* _Work to be completed_: What is the number of lines in these entries that contain "this"? State it alone.

* _Data for the task_:

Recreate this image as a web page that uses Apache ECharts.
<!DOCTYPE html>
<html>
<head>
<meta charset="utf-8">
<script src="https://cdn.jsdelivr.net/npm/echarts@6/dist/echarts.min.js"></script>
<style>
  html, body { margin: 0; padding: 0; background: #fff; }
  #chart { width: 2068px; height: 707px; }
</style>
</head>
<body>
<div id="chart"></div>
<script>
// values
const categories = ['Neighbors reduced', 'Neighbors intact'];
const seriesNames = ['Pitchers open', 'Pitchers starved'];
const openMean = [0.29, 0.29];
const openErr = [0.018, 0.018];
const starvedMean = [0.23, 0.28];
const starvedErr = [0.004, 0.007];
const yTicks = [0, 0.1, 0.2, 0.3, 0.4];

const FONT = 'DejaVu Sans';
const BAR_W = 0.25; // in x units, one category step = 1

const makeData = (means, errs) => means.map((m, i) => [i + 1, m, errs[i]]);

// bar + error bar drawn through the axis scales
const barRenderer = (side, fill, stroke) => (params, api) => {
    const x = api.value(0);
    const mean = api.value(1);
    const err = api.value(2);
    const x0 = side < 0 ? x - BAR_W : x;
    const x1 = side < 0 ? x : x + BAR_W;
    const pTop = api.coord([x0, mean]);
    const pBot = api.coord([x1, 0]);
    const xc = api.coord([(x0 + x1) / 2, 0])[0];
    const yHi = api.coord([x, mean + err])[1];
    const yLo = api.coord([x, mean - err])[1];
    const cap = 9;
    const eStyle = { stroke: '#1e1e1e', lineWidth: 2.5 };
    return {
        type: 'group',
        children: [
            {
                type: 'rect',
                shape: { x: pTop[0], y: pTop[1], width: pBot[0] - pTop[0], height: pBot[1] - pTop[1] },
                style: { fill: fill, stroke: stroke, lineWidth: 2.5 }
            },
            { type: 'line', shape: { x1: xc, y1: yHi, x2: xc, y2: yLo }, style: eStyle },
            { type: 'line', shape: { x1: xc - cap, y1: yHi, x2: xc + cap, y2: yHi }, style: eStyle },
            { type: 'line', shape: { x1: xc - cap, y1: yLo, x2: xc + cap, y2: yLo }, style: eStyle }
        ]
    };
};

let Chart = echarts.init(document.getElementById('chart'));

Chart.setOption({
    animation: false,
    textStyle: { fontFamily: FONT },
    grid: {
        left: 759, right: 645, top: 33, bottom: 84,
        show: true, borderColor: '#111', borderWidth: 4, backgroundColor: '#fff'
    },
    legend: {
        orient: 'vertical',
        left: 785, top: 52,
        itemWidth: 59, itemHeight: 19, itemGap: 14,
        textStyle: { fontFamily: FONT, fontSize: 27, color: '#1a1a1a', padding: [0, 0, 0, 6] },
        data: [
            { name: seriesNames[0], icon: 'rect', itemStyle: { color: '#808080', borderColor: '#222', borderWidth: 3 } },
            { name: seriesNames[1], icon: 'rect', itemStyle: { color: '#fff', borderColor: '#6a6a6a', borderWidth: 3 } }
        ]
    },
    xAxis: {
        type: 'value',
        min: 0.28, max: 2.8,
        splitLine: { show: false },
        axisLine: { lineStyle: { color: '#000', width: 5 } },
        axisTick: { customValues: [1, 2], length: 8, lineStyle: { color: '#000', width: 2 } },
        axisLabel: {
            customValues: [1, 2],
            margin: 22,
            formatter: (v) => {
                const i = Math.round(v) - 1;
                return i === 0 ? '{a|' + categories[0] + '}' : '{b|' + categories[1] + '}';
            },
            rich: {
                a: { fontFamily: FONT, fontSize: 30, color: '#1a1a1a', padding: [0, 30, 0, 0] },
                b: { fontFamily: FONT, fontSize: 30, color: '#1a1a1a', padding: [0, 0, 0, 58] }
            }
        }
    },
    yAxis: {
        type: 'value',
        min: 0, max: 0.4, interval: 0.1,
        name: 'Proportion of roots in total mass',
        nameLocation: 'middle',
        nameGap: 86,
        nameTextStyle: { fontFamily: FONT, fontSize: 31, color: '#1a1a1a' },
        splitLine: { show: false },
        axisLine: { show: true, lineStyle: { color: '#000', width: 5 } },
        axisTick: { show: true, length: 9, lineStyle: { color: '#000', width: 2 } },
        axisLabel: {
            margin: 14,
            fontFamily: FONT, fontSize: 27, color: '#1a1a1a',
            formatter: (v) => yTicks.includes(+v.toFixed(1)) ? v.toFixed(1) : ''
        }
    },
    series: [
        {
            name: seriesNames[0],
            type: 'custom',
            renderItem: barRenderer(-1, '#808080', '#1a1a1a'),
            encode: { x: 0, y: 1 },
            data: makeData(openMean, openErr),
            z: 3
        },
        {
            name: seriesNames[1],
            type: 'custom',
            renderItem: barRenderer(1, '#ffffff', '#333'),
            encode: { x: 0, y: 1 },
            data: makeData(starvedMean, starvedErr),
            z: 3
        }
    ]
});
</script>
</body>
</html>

---

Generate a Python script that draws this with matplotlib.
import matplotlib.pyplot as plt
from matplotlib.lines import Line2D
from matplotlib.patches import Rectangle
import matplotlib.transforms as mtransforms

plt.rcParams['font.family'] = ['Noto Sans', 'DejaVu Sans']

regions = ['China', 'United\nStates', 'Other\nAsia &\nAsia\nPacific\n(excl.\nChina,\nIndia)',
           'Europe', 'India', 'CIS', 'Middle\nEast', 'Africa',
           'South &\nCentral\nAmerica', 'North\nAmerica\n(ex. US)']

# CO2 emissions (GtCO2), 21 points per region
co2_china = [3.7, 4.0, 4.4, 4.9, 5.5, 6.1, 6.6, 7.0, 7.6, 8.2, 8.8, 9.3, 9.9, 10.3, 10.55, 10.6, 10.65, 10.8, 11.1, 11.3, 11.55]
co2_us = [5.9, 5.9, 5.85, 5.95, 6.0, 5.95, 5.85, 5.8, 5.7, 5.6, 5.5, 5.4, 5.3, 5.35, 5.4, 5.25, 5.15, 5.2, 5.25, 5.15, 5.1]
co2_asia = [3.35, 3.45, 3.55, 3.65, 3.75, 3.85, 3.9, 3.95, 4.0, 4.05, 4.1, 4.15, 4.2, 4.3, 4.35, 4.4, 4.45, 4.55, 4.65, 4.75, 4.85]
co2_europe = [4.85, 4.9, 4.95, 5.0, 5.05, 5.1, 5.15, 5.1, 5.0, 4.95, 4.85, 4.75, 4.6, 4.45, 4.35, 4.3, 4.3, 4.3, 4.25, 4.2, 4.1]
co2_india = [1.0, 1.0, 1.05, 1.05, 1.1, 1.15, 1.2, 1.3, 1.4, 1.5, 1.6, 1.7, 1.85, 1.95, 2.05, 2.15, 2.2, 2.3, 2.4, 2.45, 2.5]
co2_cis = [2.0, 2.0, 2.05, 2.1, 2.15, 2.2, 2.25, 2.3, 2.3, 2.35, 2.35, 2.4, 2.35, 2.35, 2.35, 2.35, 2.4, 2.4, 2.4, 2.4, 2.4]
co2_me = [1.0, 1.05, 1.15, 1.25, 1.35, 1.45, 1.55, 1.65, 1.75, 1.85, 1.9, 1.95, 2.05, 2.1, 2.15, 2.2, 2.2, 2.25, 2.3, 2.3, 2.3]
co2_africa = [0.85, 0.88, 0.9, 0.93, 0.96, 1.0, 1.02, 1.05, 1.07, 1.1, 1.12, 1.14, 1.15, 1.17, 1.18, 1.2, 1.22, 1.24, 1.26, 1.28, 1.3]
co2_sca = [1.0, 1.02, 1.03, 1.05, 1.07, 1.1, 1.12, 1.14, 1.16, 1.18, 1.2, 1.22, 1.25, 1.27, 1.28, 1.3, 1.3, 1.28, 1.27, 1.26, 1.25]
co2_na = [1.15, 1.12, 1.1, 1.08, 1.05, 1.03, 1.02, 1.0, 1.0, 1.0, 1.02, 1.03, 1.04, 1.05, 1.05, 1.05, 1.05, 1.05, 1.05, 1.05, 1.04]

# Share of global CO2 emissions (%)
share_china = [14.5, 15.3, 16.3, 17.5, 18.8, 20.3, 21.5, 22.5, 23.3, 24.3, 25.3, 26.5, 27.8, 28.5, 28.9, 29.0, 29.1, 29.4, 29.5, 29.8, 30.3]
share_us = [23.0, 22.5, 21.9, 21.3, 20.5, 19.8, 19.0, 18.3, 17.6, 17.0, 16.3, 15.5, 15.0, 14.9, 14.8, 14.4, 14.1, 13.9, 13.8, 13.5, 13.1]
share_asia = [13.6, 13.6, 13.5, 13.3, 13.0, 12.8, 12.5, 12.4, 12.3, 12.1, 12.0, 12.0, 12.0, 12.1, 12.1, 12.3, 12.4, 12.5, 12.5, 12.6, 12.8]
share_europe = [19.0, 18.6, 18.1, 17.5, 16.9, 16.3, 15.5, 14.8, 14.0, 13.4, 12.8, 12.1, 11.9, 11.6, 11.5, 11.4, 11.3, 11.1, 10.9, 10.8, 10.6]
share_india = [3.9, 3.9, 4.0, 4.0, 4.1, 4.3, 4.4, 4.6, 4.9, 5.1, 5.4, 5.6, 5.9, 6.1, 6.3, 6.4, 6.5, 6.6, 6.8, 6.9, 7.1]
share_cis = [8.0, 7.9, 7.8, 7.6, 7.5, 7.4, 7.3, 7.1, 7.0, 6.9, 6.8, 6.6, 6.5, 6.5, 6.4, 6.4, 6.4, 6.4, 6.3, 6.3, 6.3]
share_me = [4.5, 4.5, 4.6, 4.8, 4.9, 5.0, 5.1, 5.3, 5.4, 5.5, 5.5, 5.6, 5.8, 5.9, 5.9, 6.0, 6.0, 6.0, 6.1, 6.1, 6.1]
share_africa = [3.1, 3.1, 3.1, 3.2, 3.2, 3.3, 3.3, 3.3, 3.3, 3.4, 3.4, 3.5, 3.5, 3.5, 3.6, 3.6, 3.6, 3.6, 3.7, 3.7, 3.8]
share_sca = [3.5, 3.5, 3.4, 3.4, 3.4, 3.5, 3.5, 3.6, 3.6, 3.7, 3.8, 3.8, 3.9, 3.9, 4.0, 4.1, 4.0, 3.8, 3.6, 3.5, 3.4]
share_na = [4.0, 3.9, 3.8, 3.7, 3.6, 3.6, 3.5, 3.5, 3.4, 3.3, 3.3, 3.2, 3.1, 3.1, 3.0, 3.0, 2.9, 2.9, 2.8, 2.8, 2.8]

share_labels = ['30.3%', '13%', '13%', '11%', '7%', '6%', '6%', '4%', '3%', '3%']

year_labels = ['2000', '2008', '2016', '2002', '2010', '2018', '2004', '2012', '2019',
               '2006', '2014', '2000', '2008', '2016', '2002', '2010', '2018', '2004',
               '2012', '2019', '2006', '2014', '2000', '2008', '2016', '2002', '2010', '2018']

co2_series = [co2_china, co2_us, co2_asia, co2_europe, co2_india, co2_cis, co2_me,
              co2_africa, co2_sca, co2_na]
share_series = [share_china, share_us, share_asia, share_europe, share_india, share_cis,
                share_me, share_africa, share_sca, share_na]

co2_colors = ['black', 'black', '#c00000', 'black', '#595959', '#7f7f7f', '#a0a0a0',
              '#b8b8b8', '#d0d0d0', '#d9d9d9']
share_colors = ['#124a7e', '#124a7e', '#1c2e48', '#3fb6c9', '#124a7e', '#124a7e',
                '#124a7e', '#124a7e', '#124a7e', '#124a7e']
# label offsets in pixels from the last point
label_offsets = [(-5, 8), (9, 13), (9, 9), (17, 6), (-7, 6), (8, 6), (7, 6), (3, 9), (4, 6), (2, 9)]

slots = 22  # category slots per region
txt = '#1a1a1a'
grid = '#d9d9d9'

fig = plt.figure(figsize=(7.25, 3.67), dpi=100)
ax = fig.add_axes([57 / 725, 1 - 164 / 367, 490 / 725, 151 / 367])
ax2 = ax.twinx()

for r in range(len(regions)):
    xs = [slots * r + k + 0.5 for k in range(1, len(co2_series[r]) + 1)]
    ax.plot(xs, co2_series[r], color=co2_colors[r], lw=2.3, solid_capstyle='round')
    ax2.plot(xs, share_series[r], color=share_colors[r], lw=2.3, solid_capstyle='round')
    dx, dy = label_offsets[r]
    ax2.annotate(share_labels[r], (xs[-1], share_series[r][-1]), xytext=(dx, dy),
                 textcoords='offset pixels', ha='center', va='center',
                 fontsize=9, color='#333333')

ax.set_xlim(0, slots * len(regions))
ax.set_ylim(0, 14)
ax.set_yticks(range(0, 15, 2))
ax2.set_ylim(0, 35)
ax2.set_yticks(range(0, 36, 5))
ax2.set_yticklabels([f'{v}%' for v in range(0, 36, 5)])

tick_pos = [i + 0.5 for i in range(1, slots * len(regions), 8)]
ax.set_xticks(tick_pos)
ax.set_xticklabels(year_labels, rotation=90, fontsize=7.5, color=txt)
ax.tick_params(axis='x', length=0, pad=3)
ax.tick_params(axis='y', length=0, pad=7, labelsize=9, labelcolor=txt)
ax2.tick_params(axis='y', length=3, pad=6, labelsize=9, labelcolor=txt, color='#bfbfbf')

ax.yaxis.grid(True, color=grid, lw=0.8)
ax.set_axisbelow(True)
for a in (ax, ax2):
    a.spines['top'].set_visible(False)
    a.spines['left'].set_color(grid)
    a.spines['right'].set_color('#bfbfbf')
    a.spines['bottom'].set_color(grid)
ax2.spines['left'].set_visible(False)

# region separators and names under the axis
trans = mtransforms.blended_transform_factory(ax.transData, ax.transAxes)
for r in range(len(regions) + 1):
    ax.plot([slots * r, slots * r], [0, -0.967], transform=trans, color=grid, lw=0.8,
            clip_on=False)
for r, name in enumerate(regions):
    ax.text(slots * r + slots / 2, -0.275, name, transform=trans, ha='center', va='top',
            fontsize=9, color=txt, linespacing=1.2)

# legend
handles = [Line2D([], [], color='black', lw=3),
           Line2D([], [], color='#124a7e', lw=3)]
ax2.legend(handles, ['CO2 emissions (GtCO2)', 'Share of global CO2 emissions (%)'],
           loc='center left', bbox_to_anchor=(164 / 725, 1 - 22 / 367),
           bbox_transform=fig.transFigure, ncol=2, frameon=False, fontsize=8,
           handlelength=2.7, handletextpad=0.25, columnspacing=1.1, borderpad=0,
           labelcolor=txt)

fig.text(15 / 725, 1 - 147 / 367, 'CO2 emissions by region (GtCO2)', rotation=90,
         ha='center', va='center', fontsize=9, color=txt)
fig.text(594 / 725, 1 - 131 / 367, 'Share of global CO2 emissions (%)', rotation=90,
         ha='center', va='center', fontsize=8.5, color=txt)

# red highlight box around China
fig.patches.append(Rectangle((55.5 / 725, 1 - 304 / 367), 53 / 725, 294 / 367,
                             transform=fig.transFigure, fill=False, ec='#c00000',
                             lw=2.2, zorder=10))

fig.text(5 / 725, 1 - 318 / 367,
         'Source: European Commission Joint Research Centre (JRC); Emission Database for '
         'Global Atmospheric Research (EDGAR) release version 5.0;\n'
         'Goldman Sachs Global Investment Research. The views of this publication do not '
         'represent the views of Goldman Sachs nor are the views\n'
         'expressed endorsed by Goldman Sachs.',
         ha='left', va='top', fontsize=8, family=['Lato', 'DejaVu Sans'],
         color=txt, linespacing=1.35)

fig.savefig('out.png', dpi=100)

...

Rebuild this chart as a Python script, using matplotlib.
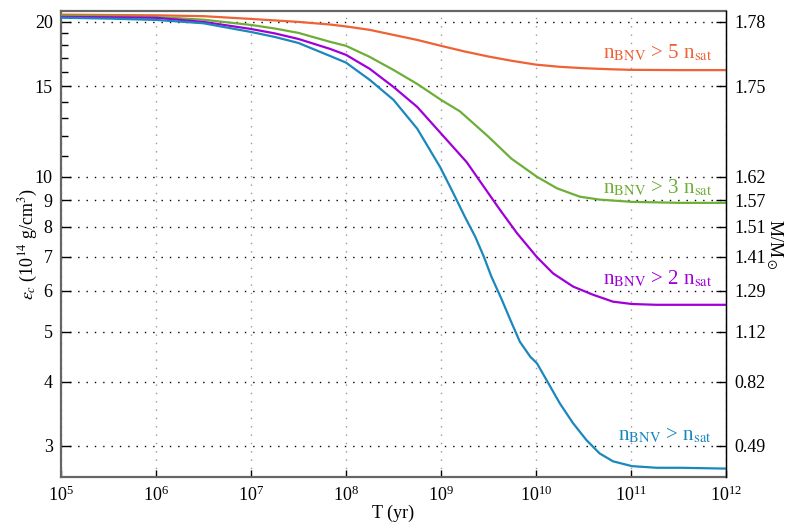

* _Correct answer_: 4